■ Exercise
Extract the run of lines that starts at the top of the records below and ends at the line with "rate_black = [0.775, 0.10]", keeping both ends and excluding pictures.

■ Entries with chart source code
####################

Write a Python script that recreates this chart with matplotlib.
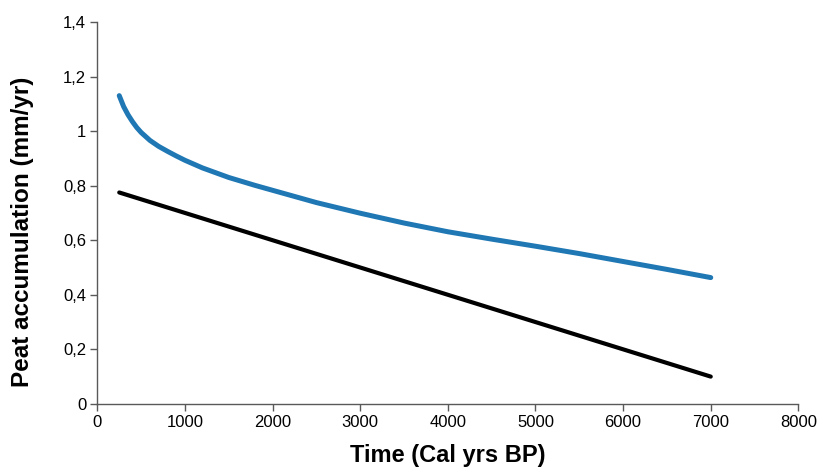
import matplotlib
matplotlib.use("Agg")
import matplotlib.pyplot as plt
from matplotlib.ticker import FuncFormatter, MultipleLocator

# data
time_blue = [250, 300, 350, 400, 450, 500, 600, 700, 800, 900, 1000, 1200, 1500, 1800,
             2000, 2500, 3000, 3500, 4000, 4500, 5000, 5500, 6000, 6500, 7000]
rate_blue = [1.13, 1.09, 1.06, 1.035, 1.013, 0.995, 0.966, 0.944, 0.926, 0.909, 0.893,
             0.865, 0.83, 0.801, 0.783, 0.738, 0.699, 0.663, 0.631, 0.604, 0.578,
             0.551, 0.522, 0.493, 0.463]

time_black = [250, 7000]
rate_black = [0.775, 0.10]

plt.rcParams["font.family"] = ["Liberation Sans", "DejaVu Sans"]

fig = plt.figure(figsize=(8.18, 4.68), dpi=100)
ax = fig.add_axes([0.119, 0.137, 0.857, 0.816])

ax.plot(time_blue, rate_blue, color="#1f77b4", linewidth=3.6,
        solid_capstyle="round", solid_joinstyle="round")
ax.plot(time_black, rate_black, color="black", linewidth=3.0,
        solid_capstyle="round")

ax.set_xlim(0, 8000)
ax.set_ylim(0, 1.4)
ax.xaxis.set_major_locator(MultipleLocator(1000))
ax.yaxis.set_major_locator(MultipleLocator(0.2))
ax.yaxis.set_major_formatter(FuncFormatter(lambda v, p: f"{v:.1f}".rstrip("0").rstrip(".").replace(".", ",")))

for s in ["top", "right"]:
    ax.spines[s].set_visible(False)
for s in ["left", "bottom"]:
    ax.spines[s].set_color("#595959")
    ax.spines[s].set_linewidth(1.0)

ax.tick_params(axis="both", direction="out", length=5, width=1.0,
               color="#595959", labelsize=12, labelcolor="black", pad=3)

ax.set_xlabel("Time (Cal yrs BP)", fontsize=17, fontweight="bold")
ax.set_ylabel("Peat accumulation (mm/yr)", fontsize=17.5, fontweight="bold")
ax.xaxis.set_label_coords(0.5, -0.104)
ax.yaxis.set_label_coords(-0.09, 0.45)

fig.savefig("out.png", dpi=100)
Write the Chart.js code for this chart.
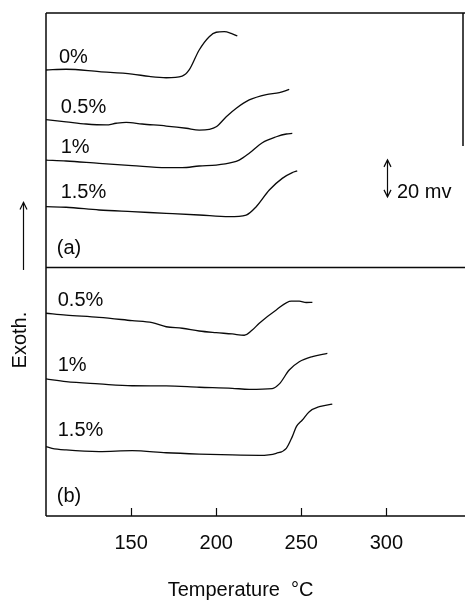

####################

■ Answer below
Write a Python script that recreates this chart with matplotlib.
import matplotlib
matplotlib.use("Agg")
import matplotlib.pyplot as plt
from matplotlib.ticker import FuncFormatter, MultipleLocator

# data
time_blue = [250, 300, 350, 400, 450, 500, 600, 700, 800, 900, 1000, 1200, 1500, 1800,
             2000, 2500, 3000, 3500, 4000, 4500, 5000, 5500, 6000, 6500, 7000]
rate_blue = [1.13, 1.09, 1.06, 1.035, 1.013, 0.995, 0.966, 0.944, 0.926, 0.909, 0.893,
             0.865, 0.83, 0.801, 0.783, 0.738, 0.699, 0.663, 0.631, 0.604, 0.578,
             0.551, 0.522, 0.493, 0.463]

time_black = [250, 7000]
rate_black = [0.775, 0.10]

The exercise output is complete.